Chez l’eau à la bouche, on aime les projets qui ont de la personnalité. Pour cette édition, direction la Californie, à la rencontre d’une vigneronne qui bouscule les codes avec humour, profondeur, et un goût affirmé pour la transmission.
Derrière Tipsy Rose, un nom plein d’ironie tendre, se cache une femme ancrée dans son terroir, passionnée par le geste, et convaincue que le vin peut (et doit) rester un langage vivant.
Si ton vin était une scène de film ?
Ce serait une scène de road trip en fin de journée. Tu sais, ce moment où le soleil décline, où on est un peu fatigué, mais heureux, plein d’histoires à se raconter. Mon vin, c’est ça : un moment suspendu, pas parfait, mais vibrant.
Tu parles souvent du lien physique au vin. Pourquoi c’est si important pour toi ?
Parce que faire du vin, ce n’est pas juste de la chimie ou de la gestion. C’est un métier de mains, de muscles, de gestes répétés. J’adore les punchdowns, c’est comme danser avec le vin. Si quelqu’un d’autre les fait à ma place, même si le résultat est bon, ce n’est plus tout à fait "mon" vin.
Pourquoi avoir appelé ta marque Tipsy Rose ?
C’est parti d’une blague entre amis, à l’époque où je pensais juste apprendre, pas créer un vin. Tipsy, c’est pour l’image d’un bateau qui tangue – comme moi parfois ! Et Rose, c’est un hommage à ma grand-mère. Elle n’était pas douce, mais elle m’a appris à tenir debout. C’est un nom qui ne se prend pas trop au sérieux, comme moi.
Qu’est-ce que tu aimerais qu’on ressente en buvant Tipsy Rose ?
Du plaisir, surtout. Et peut-être aussi un petit quelque chose qui fait lever un sourcil. J’aime quand un vin surprend, sans écraser. S’il peut faire rire, réfléchir, ou rappeler une vieille histoire oubliée, alors j’ai réussi.
Tu dis que le vin doit rester "vivant". Tu peux expliquer ?
Je trouve que le vin, parfois, devient trop figé. Trop sacralisé.
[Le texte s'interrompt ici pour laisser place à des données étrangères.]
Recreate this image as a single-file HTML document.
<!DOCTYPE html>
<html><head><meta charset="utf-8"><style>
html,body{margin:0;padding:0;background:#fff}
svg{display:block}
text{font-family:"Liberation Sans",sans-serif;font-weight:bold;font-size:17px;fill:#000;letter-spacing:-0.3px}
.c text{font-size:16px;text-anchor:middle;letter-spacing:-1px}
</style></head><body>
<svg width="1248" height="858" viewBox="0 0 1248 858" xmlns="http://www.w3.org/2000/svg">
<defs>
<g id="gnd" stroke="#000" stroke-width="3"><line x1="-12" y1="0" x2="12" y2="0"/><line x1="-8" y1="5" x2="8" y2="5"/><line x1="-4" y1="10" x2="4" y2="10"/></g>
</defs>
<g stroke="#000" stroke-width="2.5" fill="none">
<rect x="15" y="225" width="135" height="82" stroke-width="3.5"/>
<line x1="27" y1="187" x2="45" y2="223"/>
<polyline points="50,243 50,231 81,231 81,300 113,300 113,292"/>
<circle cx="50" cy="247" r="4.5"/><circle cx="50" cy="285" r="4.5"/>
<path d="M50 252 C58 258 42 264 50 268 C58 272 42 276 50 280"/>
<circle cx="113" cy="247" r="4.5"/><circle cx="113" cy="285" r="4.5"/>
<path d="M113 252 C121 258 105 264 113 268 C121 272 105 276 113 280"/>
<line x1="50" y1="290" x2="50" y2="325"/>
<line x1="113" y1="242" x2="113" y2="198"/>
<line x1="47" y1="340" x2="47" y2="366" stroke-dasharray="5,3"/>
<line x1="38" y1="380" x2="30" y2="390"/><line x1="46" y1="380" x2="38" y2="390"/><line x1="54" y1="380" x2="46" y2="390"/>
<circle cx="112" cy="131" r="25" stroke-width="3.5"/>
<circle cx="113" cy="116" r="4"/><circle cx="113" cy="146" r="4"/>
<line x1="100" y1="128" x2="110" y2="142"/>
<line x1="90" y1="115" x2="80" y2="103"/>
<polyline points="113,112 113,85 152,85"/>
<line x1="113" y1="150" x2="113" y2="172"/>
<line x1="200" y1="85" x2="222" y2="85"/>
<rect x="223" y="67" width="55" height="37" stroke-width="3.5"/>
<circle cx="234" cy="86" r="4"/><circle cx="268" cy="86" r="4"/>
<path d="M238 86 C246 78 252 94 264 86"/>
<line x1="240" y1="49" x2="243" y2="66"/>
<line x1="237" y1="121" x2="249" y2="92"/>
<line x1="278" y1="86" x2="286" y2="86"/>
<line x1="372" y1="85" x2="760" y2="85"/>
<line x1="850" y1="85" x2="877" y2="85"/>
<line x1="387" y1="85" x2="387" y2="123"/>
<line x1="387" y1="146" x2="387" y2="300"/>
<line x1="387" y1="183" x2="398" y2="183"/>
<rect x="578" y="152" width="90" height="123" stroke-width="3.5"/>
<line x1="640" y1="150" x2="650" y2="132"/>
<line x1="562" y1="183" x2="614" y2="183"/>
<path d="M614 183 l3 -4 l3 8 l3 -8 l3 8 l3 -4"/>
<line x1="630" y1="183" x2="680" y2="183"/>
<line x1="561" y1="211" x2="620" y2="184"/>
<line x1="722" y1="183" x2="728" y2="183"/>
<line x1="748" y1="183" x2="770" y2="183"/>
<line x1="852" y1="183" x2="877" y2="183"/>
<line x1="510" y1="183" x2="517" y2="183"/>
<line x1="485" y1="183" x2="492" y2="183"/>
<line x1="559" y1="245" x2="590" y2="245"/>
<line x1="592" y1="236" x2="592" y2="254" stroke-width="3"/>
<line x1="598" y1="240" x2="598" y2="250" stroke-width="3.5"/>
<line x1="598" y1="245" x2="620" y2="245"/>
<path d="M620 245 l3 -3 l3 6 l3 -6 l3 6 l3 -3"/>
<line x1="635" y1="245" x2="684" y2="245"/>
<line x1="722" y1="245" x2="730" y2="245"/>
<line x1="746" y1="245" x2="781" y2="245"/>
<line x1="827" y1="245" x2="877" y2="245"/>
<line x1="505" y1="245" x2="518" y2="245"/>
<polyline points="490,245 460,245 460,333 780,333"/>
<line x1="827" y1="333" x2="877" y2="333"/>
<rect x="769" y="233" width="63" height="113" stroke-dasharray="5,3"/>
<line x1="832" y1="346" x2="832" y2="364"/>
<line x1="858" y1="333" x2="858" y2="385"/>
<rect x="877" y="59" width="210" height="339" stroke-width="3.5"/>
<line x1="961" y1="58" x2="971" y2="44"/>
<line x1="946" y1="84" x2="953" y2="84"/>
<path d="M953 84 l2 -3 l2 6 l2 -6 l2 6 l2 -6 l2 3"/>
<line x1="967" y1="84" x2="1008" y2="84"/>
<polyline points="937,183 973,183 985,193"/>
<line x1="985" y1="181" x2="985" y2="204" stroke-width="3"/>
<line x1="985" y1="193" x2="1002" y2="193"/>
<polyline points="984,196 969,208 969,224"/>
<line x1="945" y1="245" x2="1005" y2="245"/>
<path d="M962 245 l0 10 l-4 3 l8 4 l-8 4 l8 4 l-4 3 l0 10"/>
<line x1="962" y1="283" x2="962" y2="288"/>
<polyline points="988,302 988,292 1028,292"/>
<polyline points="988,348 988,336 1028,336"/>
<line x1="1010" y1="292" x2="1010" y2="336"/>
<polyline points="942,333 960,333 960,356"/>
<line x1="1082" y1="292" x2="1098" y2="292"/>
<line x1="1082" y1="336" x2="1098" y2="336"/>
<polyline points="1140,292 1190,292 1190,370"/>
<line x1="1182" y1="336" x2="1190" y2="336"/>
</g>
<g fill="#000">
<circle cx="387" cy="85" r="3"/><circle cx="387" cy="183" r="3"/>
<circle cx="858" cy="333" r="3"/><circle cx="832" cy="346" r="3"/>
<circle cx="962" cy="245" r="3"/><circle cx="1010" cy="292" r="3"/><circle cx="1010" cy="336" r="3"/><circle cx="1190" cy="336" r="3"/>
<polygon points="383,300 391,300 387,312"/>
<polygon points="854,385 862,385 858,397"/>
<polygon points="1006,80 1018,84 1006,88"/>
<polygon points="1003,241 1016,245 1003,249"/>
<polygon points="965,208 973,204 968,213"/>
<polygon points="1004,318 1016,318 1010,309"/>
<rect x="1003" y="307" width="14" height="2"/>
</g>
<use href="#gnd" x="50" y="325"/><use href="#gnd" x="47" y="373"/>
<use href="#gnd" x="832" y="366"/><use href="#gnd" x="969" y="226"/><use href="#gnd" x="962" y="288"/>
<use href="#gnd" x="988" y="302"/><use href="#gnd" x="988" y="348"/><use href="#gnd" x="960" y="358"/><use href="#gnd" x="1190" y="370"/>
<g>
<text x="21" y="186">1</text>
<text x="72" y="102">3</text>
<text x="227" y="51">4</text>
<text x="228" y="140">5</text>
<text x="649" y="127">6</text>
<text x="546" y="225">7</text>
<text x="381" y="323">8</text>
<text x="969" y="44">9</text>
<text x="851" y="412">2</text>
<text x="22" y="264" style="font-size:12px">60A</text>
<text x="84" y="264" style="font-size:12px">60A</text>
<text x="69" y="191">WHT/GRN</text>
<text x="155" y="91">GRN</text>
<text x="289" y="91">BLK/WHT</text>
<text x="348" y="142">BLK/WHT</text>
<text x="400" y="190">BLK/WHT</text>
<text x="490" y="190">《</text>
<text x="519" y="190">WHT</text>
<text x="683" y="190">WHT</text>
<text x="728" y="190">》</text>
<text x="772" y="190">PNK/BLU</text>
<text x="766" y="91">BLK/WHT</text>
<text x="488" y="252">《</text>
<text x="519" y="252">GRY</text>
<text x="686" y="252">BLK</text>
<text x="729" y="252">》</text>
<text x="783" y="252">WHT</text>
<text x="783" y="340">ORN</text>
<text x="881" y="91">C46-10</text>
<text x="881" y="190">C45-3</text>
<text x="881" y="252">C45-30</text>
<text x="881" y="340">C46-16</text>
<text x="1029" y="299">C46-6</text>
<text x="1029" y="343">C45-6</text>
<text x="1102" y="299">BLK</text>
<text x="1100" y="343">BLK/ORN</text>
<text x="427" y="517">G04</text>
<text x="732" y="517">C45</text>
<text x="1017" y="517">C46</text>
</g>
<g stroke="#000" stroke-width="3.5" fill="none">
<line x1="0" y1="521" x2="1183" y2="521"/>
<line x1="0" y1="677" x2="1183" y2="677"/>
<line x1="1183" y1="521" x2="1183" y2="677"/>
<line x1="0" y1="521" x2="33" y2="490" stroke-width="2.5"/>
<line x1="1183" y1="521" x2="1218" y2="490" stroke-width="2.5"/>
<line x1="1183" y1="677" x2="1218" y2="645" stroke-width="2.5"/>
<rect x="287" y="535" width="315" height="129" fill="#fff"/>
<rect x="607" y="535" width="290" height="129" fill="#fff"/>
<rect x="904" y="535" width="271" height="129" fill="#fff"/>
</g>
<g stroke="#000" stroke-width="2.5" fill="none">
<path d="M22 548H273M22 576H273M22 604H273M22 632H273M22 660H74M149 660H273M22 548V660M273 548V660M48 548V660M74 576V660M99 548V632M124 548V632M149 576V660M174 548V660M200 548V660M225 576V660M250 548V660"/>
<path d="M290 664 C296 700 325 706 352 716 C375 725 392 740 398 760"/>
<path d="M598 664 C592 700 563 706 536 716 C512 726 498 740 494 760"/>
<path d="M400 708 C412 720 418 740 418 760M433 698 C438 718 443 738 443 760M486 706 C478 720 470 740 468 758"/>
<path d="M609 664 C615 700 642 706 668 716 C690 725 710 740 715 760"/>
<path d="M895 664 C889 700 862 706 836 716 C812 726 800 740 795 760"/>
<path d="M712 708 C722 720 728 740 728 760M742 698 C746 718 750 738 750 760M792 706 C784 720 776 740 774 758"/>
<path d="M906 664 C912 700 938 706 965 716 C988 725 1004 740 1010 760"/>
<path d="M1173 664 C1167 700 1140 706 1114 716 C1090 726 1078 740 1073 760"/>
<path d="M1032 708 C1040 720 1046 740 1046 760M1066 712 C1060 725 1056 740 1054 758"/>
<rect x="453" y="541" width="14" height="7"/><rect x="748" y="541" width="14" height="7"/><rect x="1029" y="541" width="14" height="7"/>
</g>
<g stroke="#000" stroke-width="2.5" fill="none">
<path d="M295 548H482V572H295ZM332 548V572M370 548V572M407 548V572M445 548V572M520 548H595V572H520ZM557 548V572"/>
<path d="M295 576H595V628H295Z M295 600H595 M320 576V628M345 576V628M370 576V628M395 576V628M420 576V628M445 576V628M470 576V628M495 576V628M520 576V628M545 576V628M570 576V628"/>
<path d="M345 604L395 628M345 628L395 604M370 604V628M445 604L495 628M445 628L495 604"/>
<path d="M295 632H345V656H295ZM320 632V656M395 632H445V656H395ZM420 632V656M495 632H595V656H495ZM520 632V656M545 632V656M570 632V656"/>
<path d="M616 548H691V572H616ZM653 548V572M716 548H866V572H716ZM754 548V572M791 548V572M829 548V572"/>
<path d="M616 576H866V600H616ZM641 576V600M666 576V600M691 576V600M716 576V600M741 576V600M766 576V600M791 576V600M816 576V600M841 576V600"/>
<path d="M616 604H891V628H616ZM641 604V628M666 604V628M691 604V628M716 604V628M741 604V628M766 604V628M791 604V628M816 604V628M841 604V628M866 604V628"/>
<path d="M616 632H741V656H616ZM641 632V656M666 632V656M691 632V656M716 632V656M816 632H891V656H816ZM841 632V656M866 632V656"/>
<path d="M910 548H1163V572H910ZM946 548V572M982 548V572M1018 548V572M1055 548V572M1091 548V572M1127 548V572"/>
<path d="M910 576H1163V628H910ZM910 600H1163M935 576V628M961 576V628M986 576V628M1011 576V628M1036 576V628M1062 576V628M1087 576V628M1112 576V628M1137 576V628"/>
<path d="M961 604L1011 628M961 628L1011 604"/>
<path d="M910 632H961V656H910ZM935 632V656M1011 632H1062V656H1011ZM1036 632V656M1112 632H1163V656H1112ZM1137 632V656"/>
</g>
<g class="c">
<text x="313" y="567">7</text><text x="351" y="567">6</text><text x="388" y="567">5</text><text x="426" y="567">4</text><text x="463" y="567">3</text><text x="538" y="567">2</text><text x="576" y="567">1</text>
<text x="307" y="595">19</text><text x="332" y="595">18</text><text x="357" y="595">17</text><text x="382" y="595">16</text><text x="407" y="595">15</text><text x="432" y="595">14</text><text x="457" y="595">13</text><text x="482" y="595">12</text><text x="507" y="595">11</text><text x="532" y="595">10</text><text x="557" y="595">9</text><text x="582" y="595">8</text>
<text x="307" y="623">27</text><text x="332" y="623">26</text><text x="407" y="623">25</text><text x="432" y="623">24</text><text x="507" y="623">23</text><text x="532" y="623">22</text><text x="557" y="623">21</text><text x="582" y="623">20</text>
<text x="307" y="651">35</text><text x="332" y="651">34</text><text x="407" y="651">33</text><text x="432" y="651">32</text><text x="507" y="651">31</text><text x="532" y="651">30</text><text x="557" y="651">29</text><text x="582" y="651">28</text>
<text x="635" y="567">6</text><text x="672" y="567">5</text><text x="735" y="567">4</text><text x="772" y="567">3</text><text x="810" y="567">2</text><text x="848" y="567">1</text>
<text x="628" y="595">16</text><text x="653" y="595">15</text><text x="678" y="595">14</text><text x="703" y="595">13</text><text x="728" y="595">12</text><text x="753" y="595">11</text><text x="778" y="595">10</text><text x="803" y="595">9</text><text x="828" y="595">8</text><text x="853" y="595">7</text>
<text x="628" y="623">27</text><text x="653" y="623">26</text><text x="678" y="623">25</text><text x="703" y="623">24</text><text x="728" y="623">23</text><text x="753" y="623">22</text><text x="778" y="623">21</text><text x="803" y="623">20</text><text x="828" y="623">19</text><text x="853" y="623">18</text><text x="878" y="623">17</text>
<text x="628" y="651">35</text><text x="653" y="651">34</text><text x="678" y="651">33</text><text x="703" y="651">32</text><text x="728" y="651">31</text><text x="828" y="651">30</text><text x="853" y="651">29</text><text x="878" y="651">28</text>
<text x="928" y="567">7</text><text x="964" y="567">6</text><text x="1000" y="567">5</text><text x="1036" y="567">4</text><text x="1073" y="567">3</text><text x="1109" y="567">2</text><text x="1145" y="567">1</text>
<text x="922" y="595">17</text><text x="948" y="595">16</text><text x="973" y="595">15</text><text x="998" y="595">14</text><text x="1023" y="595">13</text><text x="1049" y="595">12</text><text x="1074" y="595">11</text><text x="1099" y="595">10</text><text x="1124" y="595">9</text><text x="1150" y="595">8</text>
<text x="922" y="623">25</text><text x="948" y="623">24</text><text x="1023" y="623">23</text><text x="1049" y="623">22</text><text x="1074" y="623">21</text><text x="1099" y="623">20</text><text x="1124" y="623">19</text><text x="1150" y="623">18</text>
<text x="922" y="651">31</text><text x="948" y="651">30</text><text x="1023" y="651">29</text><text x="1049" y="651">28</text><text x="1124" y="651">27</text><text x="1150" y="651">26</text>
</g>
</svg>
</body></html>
Si on veut que les jeunes générations s’y intéressent, il faut qu’on leur parle autrement. Avec plus d’humanité, moins de jargon. Moi, je veux que mon vin donne envie de parler, de partager, pas juste d’impressionner.
Et avec tes clients, c’est quoi ta manière de créer du lien ?
Je ne vends pas du vin comme un produit fini. Je propose une histoire, une énergie. Si je sens qu’un resto ou une cave ne capte pas ça, je préfère passer mon tour. Mais quand ça matche, c’est magique. J’ai trouvé ça par exemple avec Friend of a Farmer à New York : même vision, même respect du vivant.
Un vin qui t’a marquée à vie ?
Un 1989 Opus One bu un soir d’hiver, seul avec un carnet. Il m’a stoppée net. Et puis un Champagne José Michel – c’était comme une gifle tendre. Certains vins, tu ne les bois pas, ils te tombent dessus.
Ton prochain cap ?
Continuer à grandir sans perdre ma liberté. Peut-être déléguer un peu, mais sans jamais laisser partir le cœur de ce que je fais. Et j’ai un rêve : créer des micro-événements où les gens peuvent goûter, cuisiner, parler, danser autour du vin. Le vin, c’est du lien. Rien d’autre.
Et si tu devais trinquer à tout ça ?
Un pétillant un peu trouble, à peine frais, et des frites maison au romarin. Le croustillant, c’est essentiel pour rêver droit.